* [Job] Every line of the material is to be quoted verbatim, minus the pictures.

* [Source material]
# # #

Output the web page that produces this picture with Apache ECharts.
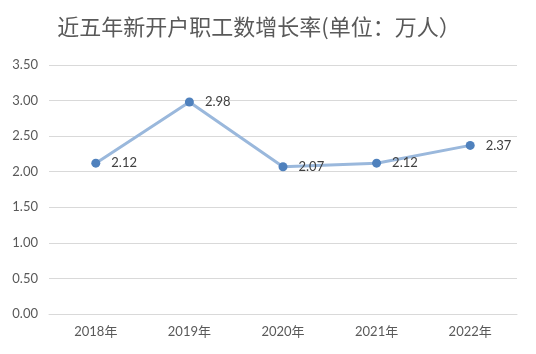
<!DOCTYPE html>
<html lang="zh-CN">
  <head>
    <meta charset="utf-8" />
    <title>近五年新开户职工数增长率</title>
    <style>
      * {
        margin: 0;
        padding: 0;
      }

      #chart-container {
        position: relative;
        width: 536px;
        height: 354px;
        overflow: hidden;
        background: #fff;
      }
    </style>
  </head>

  <body>
    <div id="chart-container"></div>
    <script src="https://fastly.jsdelivr.net/npm/echarts@6/dist/echarts.min.js"></script>
    <script>
      var years = ["2018年", "2019年", "2020年", "2021年", "2022年"];
      var growth = [2.12, 2.98, 2.07, 2.12, 2.37];

      var dom = document.getElementById("chart-container");
      var myChart = echarts.init(dom, null, { renderer: "canvas" });

      var font = "Lato, 'Noto Sans CJK SC', sans-serif";

      var option = {
        animation: false,
        title: {
          text: "近五年新开户职工数增长率(单位：万人）",
          left: 254,
          textAlign: "center",
          top: 11,
          textStyle: {
            color: "#595959",
            fontSize: 22,
            fontWeight: "normal",
            fontFamily: "'Noto Sans CJK SC', sans-serif",
          },
        },
        grid: {
          left: 49,
          right: 19,
          top: 65,
          bottom: 40,
        },
        xAxis: {
          type: "category",
          data: years,
          axisLine: { lineStyle: { color: "#d9d9d9" } },
          axisTick: { show: false },
          axisLabel: {
            color: "#595959",
            fontSize: 13,
            margin: 11,
            fontFamily: font,
          },
        },
        yAxis: {
          type: "value",
          min: 0,
          max: 3.5,
          interval: 0.5,
          axisLine: { show: false },
          axisTick: { show: false },
          splitLine: { lineStyle: { color: "#d9d9d9" } },
          axisLabel: {
            color: "#595959",
            fontSize: 13,
            margin: 11,
            fontFamily: font,
            formatter: function (v) {
              return v.toFixed(2);
            },
          },
        },
        series: [
          {
            type: "line",
            data: growth,
            symbol: "circle",
            symbolSize: 9,
            lineStyle: { color: "#9ab8dc", width: 3 },
            itemStyle: { color: "#4f81bd" },
            label: {
              show: true,
              position: "right",
              distance: 11,
              color: "#404040",
              fontSize: 13,
              fontFamily: font,
              formatter: function (p) {
                return p.value.toFixed(2);
              },
            },
          },
        ],
      };

      myChart.setOption(option);
      window.addEventListener("resize", myChart.resize);
    </script>
  </body>
</html>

# # #

* [Solution for this task]
Output the web page that produces this picture with Apache ECharts.
<!DOCTYPE html>
<html lang="zh-CN">
  <head>
    <meta charset="utf-8" />
    <title>近五年新开户职工数增长率</title>
    <style>
      * {
        margin: 0;
        padding: 0;
      }

      #chart-container {
        position: relative;
        width: 536px;
        height: 354px;
        overflow: hidden;
        background: #fff;
      }
    </style>
  </head>

  <body>
    <div id="chart-container"></div>
    <script src="https://fastly.jsdelivr.net/npm/echarts@6/dist/echarts.min.js"></script>
    <script>
      var years = ["2018年", "2019年", "2020年", "2021年", "2022年"];
      var growth = [2.12, 2.98, 2.07, 2.12, 2.37];

      var dom = document.getElementById("chart-container");
      var myChart = echarts.init(dom, null, { renderer: "canvas" });

      var font = "Lato, 'Noto Sans CJK SC', sans-serif";

      var option = {
        animation: false,
        title: {
          text: "近五年新开户职工数增长率(单位：万人）",
          left: 254,
          textAlign: "center",
          top: 11,
          textStyle: {
            color: "#595959",
            fontSize: 22,
            fontWeight: "normal",
            fontFamily: "'Noto Sans CJK SC', sans-serif",
          },
        },
        grid: {
          left: 49,
          right: 19,
          top: 65,
          bottom: 40,
        },
        xAxis: {
          type: "category",
          data: years,
          axisLine: { lineStyle: { color: "#d9d9d9" } },
          axisTick: { show: false },
          axisLabel: {
            color: "#595959",
            fontSize: 13,
            margin: 11,
            fontFamily: font,
          },
        },
        yAxis: {
          type: "value",
          min: 0,
          max: 3.5,
          interval: 0.5,
          axisLine: { show: false },
          axisTick: { show: false },
          splitLine: { lineStyle: { color: "#d9d9d9" } },
          axisLabel: {
            color: "#595959",
            fontSize: 13,
            margin: 11,
            fontFamily: font,
            formatter: function (v) {
              return v.toFixed(2);
            },
          },
        },
        series: [
          {
            type: "line",
            data: growth,
            symbol: "circle",
            symbolSize: 9,
            lineStyle: { color: "#9ab8dc", width: 3 },
            itemStyle: { color: "#4f81bd" },
            label: {
              show: true,
              position: "right",
              distance: 11,
              color: "#404040",
              fontSize: 13,
              fontFamily: font,
              formatter: function (p) {
                return p.value.toFixed(2);
              },
            },
          },
        ],
      };

      myChart.setOption(option);
      window.addEventListener("resize", myChart.resize);
    </script>
  </body>
</html>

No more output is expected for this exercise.